DEL. McKAY DECIDES TO RUN FOR RE-ELECTION: Del. Mike McKay, R-Washington/Allegany, said Thursday he will run for re-election to the House of Delegates in legislative District 1C in next year’s Republican primary, although he had said he planned to run for Allegany County register of wills. But with the recent appointment of former Cumberland Councilwoman Mary Beth Pirolozzi to that position, McKay said he has decided to run for re-election. There are now three Republicans vying for the party‘s nomination in District 1C. Hancock attorney Jordan Lysczek filed Wednesday, and former Cumberland Councilwoman Nicole Alt-Myers filed last week, Tamela Baker reports in the Hagerstown Herald Mail.
BLUE CATFISH REGS: Chesapeake Bay watermen and processors who handle blue catfish — an invader eating its way through the Potomac and several other major river systems — may face a less burdensome federal inspection process than they expected when a long-anticipated regulation goes into effect, the Bay Journal’s Rona Kobell writes for MarylandReporter.
SCHUH UNVEILS ANTI-RACISM INITIATIVE: Amid clashes between white supremacists and civil rights activists alongside county incidents such as nooses left at a middle school, Anne Arundel County Executive Steve Schuh plans to unveil an initiative against “racism and hatred,” writes Chase Cook in the Annapolis Capital.
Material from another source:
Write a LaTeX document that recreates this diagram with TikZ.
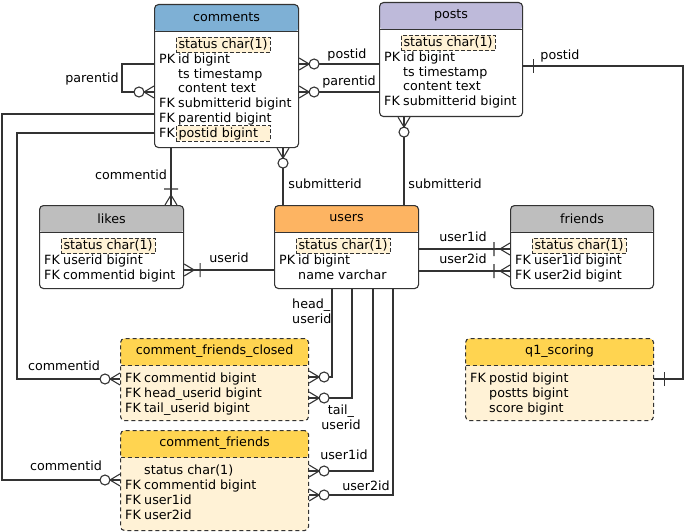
\documentclass[tikz,border=0pt]{standalone}
\usepackage{fontspec}
\setmainfont{DejaVu Sans}
\usetikzlibrary{calc}

\definecolor{cmhead}{HTML}{7EB0D5}
\definecolor{pshead}{HTML}{BEBADA}
\definecolor{ushead}{HTML}{FDB462}
\definecolor{grhead}{HTML}{BEBEBE}
\definecolor{ylhead}{HTML}{FFD450}
\definecolor{cream}{HTML}{FFF2D6}
\definecolor{ink}{HTML}{333333}

% zero or many
\pgfdeclarearrow{
  name = zmany,
  setup code = {
    \pgfarrowssettipend{0pt}
    \pgfarrowssetlineend{0pt}
    \pgfarrowssetbackend{-20pt}
  },
  drawing code = {
    \pgfsetdash{}{0pt}
    \pgfpathmoveto{\pgfqpoint{0pt}{6pt}}
    \pgfpathlineto{\pgfqpoint{-10pt}{0pt}}
    \pgfpathlineto{\pgfqpoint{0pt}{-6pt}}
    \pgfusepathqstroke
    \pgfpathcircle{\pgfqpoint{-15pt}{0pt}}{5pt}
    \pgfsetfillcolor{white}
    \pgfusepathqfillstroke
  }
}
% one or many
\pgfdeclarearrow{
  name = omany,
  setup code = {
    \pgfarrowssettipend{0pt}
    \pgfarrowssetlineend{0pt}
    \pgfarrowssetbackend{-17pt}
  },
  drawing code = {
    \pgfsetdash{}{0pt}
    \pgfpathmoveto{\pgfqpoint{0pt}{6pt}}
    \pgfpathlineto{\pgfqpoint{-10pt}{0pt}}
    \pgfpathlineto{\pgfqpoint{0pt}{-6pt}}
    \pgfpathmoveto{\pgfqpoint{-16pt}{7pt}}
    \pgfpathlineto{\pgfqpoint{-16pt}{-7pt}}
    \pgfusepathqstroke
  }
}
% exactly one
\pgfdeclarearrow{
  name = one,
  setup code = {
    \pgfarrowssettipend{0pt}
    \pgfarrowssetlineend{0pt}
    \pgfarrowssetbackend{-11pt}
  },
  drawing code = {
    \pgfsetdash{}{0pt}
    \pgfpathmoveto{\pgfqpoint{-10pt}{7pt}}
    \pgfpathlineto{\pgfqpoint{-10pt}{-7pt}}
    \pgfusepathqstroke
  }
}

% one field row: [opts]{table}{index}{prefix}{text}
\newcommand{\erfld}[5][]{%
  \node[fldtxt] (#2-#3p) at ($(#2.north west)+(5,{41+14.75*#3})$) {#4};
  \node[fldtxt, #1] (#2-#3) at ($(#2.north west)+(24,{41+14.75*#3})$) {#5};
}

\tikzset{
  sepline/.style={},
  tbl/.style={draw=ink, line width=1.1pt, rounded corners=4pt, fill=white,
    inner sep=0pt, anchor=north west,
    path picture={
      \fill[#1] (path picture bounding box.north west) rectangle
        ([yshift=-27pt]path picture bounding box.north east);
      \draw[ink, line width=1.1pt, sepline]
        ([yshift=-27pt]path picture bounding box.north west) --
        ([yshift=-27pt]path picture bounding box.north east);
    }},
  vtbl/.style={tbl=#1, fill=cream, dash pattern=on 4pt off 3pt,
    sepline/.style={dash pattern=on 4pt off 3pt}},
  ttl/.style={inner sep=0pt},
  fldtxt/.style={inner sep=0pt, anchor=west, text height=10pt, text depth=2.5pt},
  hl/.style={draw=ink, line width=1.1pt, dash pattern=on 4pt off 2pt, fill=cream,
    inner xsep=2.5pt, inner ysep=1.5pt, xshift=-2.5pt},
  lbl/.style={inner sep=0pt, text height=10pt, text depth=2.5pt},
  rel/.style={draw=ink, line width=1.1pt}
}

\begin{document}
\begin{tikzpicture}[x=1pt, y=-1pt, font=\fontsize{12.7}{14.7}\selectfont]
  \useasboundingbox (0,0) rectangle (685,532);

  % tables
  \node[tbl=cmhead, minimum width=144pt, minimum height=143pt] (cm) at (154,4) {};
  \node[ttl] (cm-t) at ($(cm.north)+(0,13.5)$) {comments};
  \erfld[hl]{cm}{0}{}{status char(1)}
  \erfld{cm}{1}{PK}{id bigint}
  \erfld{cm}{2}{}{ts timestamp}
  \erfld{cm}{3}{}{content text}
  \erfld{cm}{4}{FK}{submitterid bigint}
  \erfld{cm}{5}{FK}{parentid bigint}
  \erfld[hl, text width=89pt, align=left]{cm}{6}{FK}{postid bigint}

  \node[tbl=pshead, minimum width=143pt, minimum height=114pt] (ps) at (379,2) {};
  \node[ttl] (ps-t) at ($(ps.north)+(0,13.5)$) {posts};
  \erfld[hl]{ps}{0}{}{status char(1)}
  \erfld{ps}{1}{PK}{id bigint}
  \erfld{ps}{2}{}{ts timestamp}
  \erfld{ps}{3}{}{content text}
  \erfld{ps}{4}{FK}{submitterid bigint}

  \node[tbl=grhead, minimum width=144pt, minimum height=83pt] (lk) at (39,205) {};
  \node[ttl] (lk-t) at ($(lk.north)+(0,13.5)$) {likes};
  \erfld[hl]{lk}{0}{}{status char(1)}
  \erfld{lk}{1}{FK}{userid bigint}
  \erfld{lk}{2}{FK}{commentid bigint}

  \node[tbl=ushead, minimum width=144pt, minimum height=83pt] (us) at (274,205) {};
  \node[ttl] (us-t) at ($(us.north)+(0,13.5)$) {users};
  \erfld[hl]{us}{0}{}{status char(1)}
  \erfld{us}{1}{PK}{id bigint}
  \erfld{us}{2}{}{name varchar}

  \node[tbl=grhead, minimum width=143pt, minimum height=83pt] (fr) at (510,205) {};
  \node[ttl] (fr-t) at ($(fr.north)+(0,13.5)$) {friends};
  \erfld[hl]{fr}{0}{}{status char(1)}
  \erfld{fr}{1}{FK}{user1id bigint}
  \erfld{fr}{2}{FK}{user2id bigint}

  \node[vtbl=ylhead, minimum width=188pt, minimum height=82pt] (cfc) at (120,338) {};
  \node[ttl] (cfc-t) at ($(cfc.north)+(0,13.5)$) {comment\_friends\_closed};
  \erfld{cfc}{0}{FK}{commentid bigint}
  \erfld{cfc}{1}{FK}{head\_userid bigint}
  \erfld{cfc}{2}{FK}{tail\_userid bigint}

  \node[vtbl=ylhead, minimum width=188pt, minimum height=100pt] (cf) at (120,430) {};
  \node[ttl] (cf-t) at ($(cf.north)+(0,13.5)$) {comment\_friends};
  \erfld{cf}{0}{}{status char(1)}
  \erfld{cf}{1}{FK}{commentid bigint}
  \erfld{cf}{2}{FK}{user1id}
  \erfld{cf}{3}{FK}{user2id}

  \node[vtbl=ylhead, minimum width=188pt, minimum height=82pt] (qs) at (465,338) {};
  \node[ttl] (qs-t) at ($(qs.north)+(0,13.5)$) {q1\_scoring};
  \erfld{qs}{0}{FK}{postid bigint}
  \erfld{qs}{1}{}{postts bigint}
  \erfld{qs}{2}{}{score bigint}

  % relations
  \draw[rel, -zmany] (cm.west |- 0,64) -- ++(-32,0) |- (cm.west |- 0,92);
  \draw[rel, -zmany] (ps.west |- 0,64) -- (cm.east |- 0,64);
  \draw[rel, -zmany] (ps.west |- 0,92) -- (cm.east |- 0,92);
  \draw[rel, -zmany] (us.north -| 283,0) -- (cm.south -| 283,0);
  \draw[rel, -zmany] (us.north -| 404,0) -- (ps.south -| 404,0);
  \draw[rel, one-one] (ps.east |- 0,66) -- (683,66) |- (qs.east |- 0,379);
  \draw[rel, -omany] (cm.south -| 171,0) -- (lk.north -| 171,0);
  \draw[rel, -omany] (us.west |- 0,270) -- (lk.east |- 0,270);
  \draw[rel, -omany] (us.east |- 0,249) -- (fr.west |- 0,249);
  \draw[rel, -omany] (us.east |- 0,271) -- (fr.west |- 0,271);
  \draw[rel, -zmany] (cm.west |- 0,114) -- (2,114) |- (cf.west |- 0,480);
  \draw[rel, -zmany] (cm.west |- 0,133) -- (17,133) |- (cfc.west |- 0,379);
  \draw[rel, -zmany] (us.south -| 332,0) |- (cfc.east |- 0,377);
  \draw[rel, -zmany] (us.south -| 352,0) |- (cfc.east |- 0,398);
  \draw[rel, -zmany] (us.south -| 373,0) |- (cf.east |- 0,471);
  \draw[rel, -zmany] (us.south -| 393,0) |- (cf.east |- 0,495);

  % labels
  \node[lbl] (l-par1) at (92,79) {parentid};
  \node[lbl] (l-post1) at (347,55) {postid};
  \node[lbl] (l-par2) at (349,82) {parentid};
  \node[lbl] (l-post2) at (560,56) {postid};
  \node[lbl] (l-cmt1) at (131,176) {commentid};
  \node[lbl] (l-sub1) at (325,185) {submitterid};
  \node[lbl] (l-sub2) at (445,185) {submitterid};
  \node[lbl] (l-usr) at (229,259) {userid};
  \node[lbl] (l-u1a) at (463,238) {user1id};
  \node[lbl] (l-u2a) at (463,260) {user2id};
  \node[inner sep=0pt, align=left, anchor=west] (l-head) at (292,311) {head\_\\userid};
  \node[inner sep=0pt, align=center] (l-tail) at (341,417) {tail\_\\userid};
  \node[lbl] (l-u1b) at (344,456) {user1id};
  \node[lbl] (l-u2b) at (366,487) {user2id};
  \node[lbl] (l-cmt2) at (64,367) {commentid};
  \node[lbl] (l-cmt3) at (66,467) {commentid};
\end{tikzpicture}
\end{document}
Anne Arundel United will lay out plans on how the county will tackle racial issues and unite the county.
RX POT & ZONING LAW: More than 50 people showed up to attend a Baltimore City Council committee meeting about zoning for medical marijuana dispensaries, but it became clear early on that city council members do not know much about the state’s medical marijuana program, Holden Wilen reports in the Baltimore Business Journal.
- Louis Krauss of Baltimore Brew writes that Councilwoman Mary Pat Clarke said at a hearing in City Hall that the Keswick Road dispensary came to her attention after it already had a use and occupancy permit pending. “It was the sponsors and applicants who contacted me and said, ‘By the way, we’re leasing a space in your community for a dispensary.’ Which made me go ‘Oh! Well! Where is it?’” Clarke said.